Sticker crafts offer another example. Tournament cycles produce waves of capsules, but most fade after the initial rush. A minority become lore. When a standout team, player, or event captures community imagination, certain holos or foils gain cult status and a premium as craft materials. Pairing these with iconic rifles or snipers creates “grail” combinations that command collector pricing. In Counter-strike culture, narrative sells, and crafts are narrative embodied in pixels.
Loadout curation is the subtle edge. Players increasingly build thematic sets—desert sand tones for Mirage, neon accents for Nuke, or forest palettes for Ancient—matching gloves and knives to rifles and pistols. Because CS2 Skins render more consistently across dynamic lighting, color harmony matters even more. Streamers and pros who showcase cohesive loadouts inadvertently set trends; viewers internalize the look, and demand follows. A glove-knife combo that photographs beautifully on Dust II at golden hour may enjoy a premium simply because it elevates a player’s identity on social platforms.

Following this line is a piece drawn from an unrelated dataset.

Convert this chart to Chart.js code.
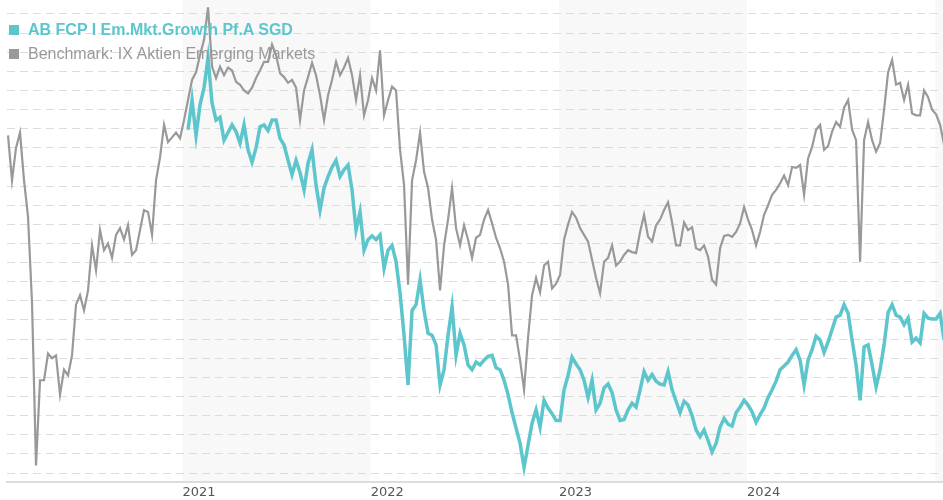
<!DOCTYPE html>
<html>
<head>
<meta charset="utf-8">
<script src="https://cdn.jsdelivr.net/npm/chart.js@4.4.1/dist/chart.umd.min.js"></script>
<style>
    html, body { margin: 0; padding: 0; background: #ffffff; }
    #wrap { position: relative; width: 943px; height: 500px; }
    #legend {
        position: absolute; left: 9px; top: 18px;
        font-family: 'Liberation Sans', Arial, sans-serif; font-size: 16px; line-height: 24px;
        pointer-events: none;
    }
    #legend .row { display: flex; align-items: center; white-space: nowrap; }
    #legend .box { width: 10px; height: 10px; margin-right: 9px; }
</style>
</head>
<body>
<div id="wrap">
    <canvas id="chart" width="943" height="500"></canvas>
    <div id="legend"></div>
</div>
<script>
// Dates as decimal years, one point roughly every 7.8 days
const firstDate = 2020.0727;
const dateStep = 0.021257;

// Benchmark: IX Aktien Emerging Markets (indexed)
const benchmarkValues = [
    99.3, 94.6, 98.0, 99.6, 94.6, 90.8, 81.8, 64.8, 73.7, 73.7,
    76.5, 76.0, 76.3, 72.2, 74.8, 74.2, 76.3, 81.6, 82.6, 81.0,
    83.1, 87.8, 85.2, 89.4, 87.3, 88.0, 86.5, 88.9, 89.6, 88.4,
    89.9, 86.8, 87.3, 89.4, 91.5, 91.3, 88.9, 94.6, 97.0, 100.4,
    98.6, 99.1, 99.6, 99.0, 100.9, 103.0, 105.1, 105.9, 107.7, 109.3,
    112.7, 106.5, 105.3, 106.5, 105.6, 106.4, 106.1, 104.9, 104.6, 104.0,
    103.7, 104.3, 105.3, 106.1, 107.0, 107.0, 108.8, 107.7, 105.8, 105.4,
    104.8, 105.1, 104.3, 100.9, 104.0, 105.4, 106.9, 105.6, 103.5, 100.9,
    103.5, 105.1, 107.0, 105.6, 106.4, 107.4, 105.6, 103.0, 105.6, 101.4,
    103.0, 105.3, 104.0, 108.2, 101.4, 103.0, 104.4, 104.0, 97.8, 94.1,
    83.7, 94.6, 96.7, 99.6, 95.5, 93.8, 90.5, 88.4, 83.1, 87.8,
    90.5, 93.8, 89.6, 87.8, 89.9, 88.4, 86.5, 88.6, 88.9, 90.5,
    91.5, 90.1, 88.6, 87.5, 86.1, 83.7, 78.4, 78.4, 75.8, 72.7,
    78.2, 82.6, 84.4, 82.9, 85.7, 86.1, 83.3, 83.8, 84.7, 88.4,
    90.0, 91.3, 90.7, 89.6, 88.9, 88.2, 86.3, 84.4, 82.8, 86.1,
    86.5, 87.8, 85.7, 86.1, 86.8, 87.3, 87.1, 87.0, 89.2, 91.0,
    88.7, 88.2, 89.9, 90.5, 91.5, 92.3, 90.2, 87.8, 87.8, 90.2,
    89.4, 89.7, 87.5, 87.3, 87.8, 86.6, 84.2, 83.7, 87.5, 88.8,
    88.9, 88.7, 89.2, 90.1, 91.8, 90.5, 89.4, 87.8, 89.2, 91.0,
    92.0, 93.1, 93.6, 94.3, 95.1, 94.1, 96.0, 95.9, 96.2, 93.1,
    96.9, 98.1, 99.9, 100.4, 97.8, 98.2, 99.7, 100.7, 100.2, 102.2,
    103.0, 99.9, 98.8, 86.1, 98.8, 100.7, 98.8, 97.6, 98.5, 102.0,
    105.9, 107.2, 104.6, 104.8, 103.0, 104.6, 101.6, 101.4, 101.4, 104.0,
    103.3, 102.0, 101.5, 100.4, 98.3
];

// AB FCP I Em.Mkt.Growth Pf.A SGD (indexed, starts later)
const fundStartIndex = 45;
const fundValues = [
    99.9, 103.0, 99.3, 102.5, 104.3, 107.4, 102.7, 100.9, 101.2, 98.8,
    99.6, 100.4, 99.7, 98.5, 100.4, 97.8, 96.5, 98.0, 100.2, 100.4,
    99.8, 100.9, 100.9, 99.0, 98.3, 96.7, 95.2, 96.7, 95.4, 93.6,
    96.4, 97.8, 94.1, 91.5, 93.8, 95.0, 96.0, 96.7, 95.0, 95.7,
    96.2, 93.6, 89.4, 91.3, 87.3, 88.4, 88.8, 88.4, 88.9, 85.4,
    87.3, 87.8, 86.1, 82.8, 78.4, 73.2, 81.0, 81.6, 84.2, 81.0,
    78.6, 78.4, 77.4, 73.2, 74.8, 78.4, 81.4, 76.3, 78.6, 77.4,
    75.3, 74.8, 75.6, 75.3, 75.8, 76.2, 76.3, 75.0, 74.8, 73.7,
    72.2, 70.3, 68.7, 67.1, 64.6, 66.9, 69.2, 70.6, 68.8, 71.6,
    70.8, 70.2, 69.5, 69.5, 72.7, 74.2, 76.1, 75.4, 74.8, 73.7,
    71.9, 73.7, 70.6, 71.3, 72.9, 73.3, 72.4, 70.6, 69.5, 69.6,
    70.6, 71.3, 70.9, 72.7, 74.6, 73.7, 74.3, 73.6, 73.3, 73.2,
    74.6, 72.7, 71.5, 70.3, 71.5, 71.1, 70.0, 68.5, 67.8, 68.5,
    67.4, 66.2, 67.1, 68.8, 69.7, 69.1, 68.9, 70.3, 70.9, 71.6,
    71.1, 70.4, 69.3, 70.1, 70.8, 71.9, 72.7, 73.6, 74.8, 75.2,
    75.6, 76.3, 76.9, 75.8, 73.2, 75.8, 76.9, 78.3, 77.9, 76.6,
    77.7, 79.0, 80.3, 80.5, 81.6, 80.7, 77.9, 75.3, 71.6, 77.2,
    77.4, 75.3, 73.0, 74.8, 77.4, 80.8, 81.6, 80.5, 80.3, 79.5,
    80.2, 77.7, 78.1, 77.6, 80.7, 80.2, 80.1, 80.1, 80.7, 77.9
];

const yearTicks = [2021, 2022, 2023, 2024];
const shadedYears = [2021, 2023, 2025];

const seriesNames = ['AB FCP I Em.Mkt.Growth Pf.A SGD', 'Benchmark: IX Aktien Emerging Markets'];
const seriesColors = ['#5cc6cc', '#999999'];

const dates = benchmarkValues.map((_, i) => firstDate + i * dateStep);
const toPoints = (values, offset) => values.map((v, i) => ({ x: dates[i + offset], y: v }));

// Light grey band behind every other year
const yearBands = {
    id: 'yearBands',
    beforeDraw(chart) {
        const { ctx, chartArea, scales } = chart;
        ctx.save();
        ctx.fillStyle = '#f8f8f8';
        shadedYears.forEach(year => {
            const x0 = Math.max(scales.x.getPixelForValue(year), chartArea.left);
            const x1 = Math.min(scales.x.getPixelForValue(year + 1), chartArea.right);
            if (x1 > x0) ctx.fillRect(x0, chartArea.top, x1 - x0, chartArea.bottom - chartArea.top);
        });
        ctx.restore();
    }
};

new Chart(document.getElementById('chart'), {
    type: 'line',
    data: {
        datasets: [
            {
                label: seriesNames[1],
                data: toPoints(benchmarkValues, 0),
                borderColor: seriesColors[1],
                borderWidth: 2.2,
                pointRadius: 0,
                tension: 0
            },
            {
                label: seriesNames[0],
                data: toPoints(fundValues, fundStartIndex),
                borderColor: seriesColors[0],
                borderWidth: 3.5,
                pointRadius: 0,
                tension: 0
            }
        ]
    },
    options: {
        responsive: false,
        animation: false,
        devicePixelRatio: 1,
        layout: { padding: 0 },
        plugins: {
            legend: { display: false },
            tooltip: { enabled: false }
        },
        scales: {
            x: {
                type: 'linear',
                min: 2020.0673,
                max: 2025.041,
                afterBuildTicks: scale => { scale.ticks = yearTicks.map(v => ({ value: v })); },
                afterFit: scale => { scale.height = 18; },
                grid: { display: false, drawTicks: false },
                border: { display: true, color: '#dddddd', width: 2 },
                ticks: {
                    align: 'start',
                    padding: 3,
                    color: '#555555',
                    font: { family: 'DejaVu Sans', size: 13 },
                    callback: v => String(v)
                }
            },
            y: {
                min: 63.06,
                max: 113.46,
                afterFit: scale => { scale.width = 7; },
                border: { display: false, dash: [8, 5] },
                grid: { color: '#dcdcdc', drawTicks: false },
                ticks: { display: false, stepSize: 2, includeBounds: false }
            }
        }
    },
    plugins: [yearBands]
});

// Legend drawn as text over the plot, fund first
const legend = document.getElementById('legend');
seriesNames.forEach((name, i) => {
    const row = document.createElement('div');
    row.className = 'row';
    row.style.color = seriesColors[i];
    row.style.fontWeight = i === 0 ? 'bold' : 'normal';
    row.innerHTML = '<span class="box" style="background:' + seriesColors[i] + '"></span><span>' + name + '</span>';
    legend.appendChild(row);
});
</script>
</body>
</html>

Lastly, the “pro effect” remains potent. When a top fragger drops a legendary performance with a distinct pattern—say a marble fade or case-hardened seed that reads differently on broadcast—collectors take notice. Short-lived spikes can result, especially for visually similar items. Savvy participants differentiate between sustainable demand and flash-in-the-pan hype: they look for lasting visibility, broad appeal, and fundamentals like scarce supply or exceptional float to validate a higher floor price. This discipline, learned across years of CSGO Skins trading, is just as relevant in the CS2 era, where presentation, narrative, and liquidity converge to determine long-term value.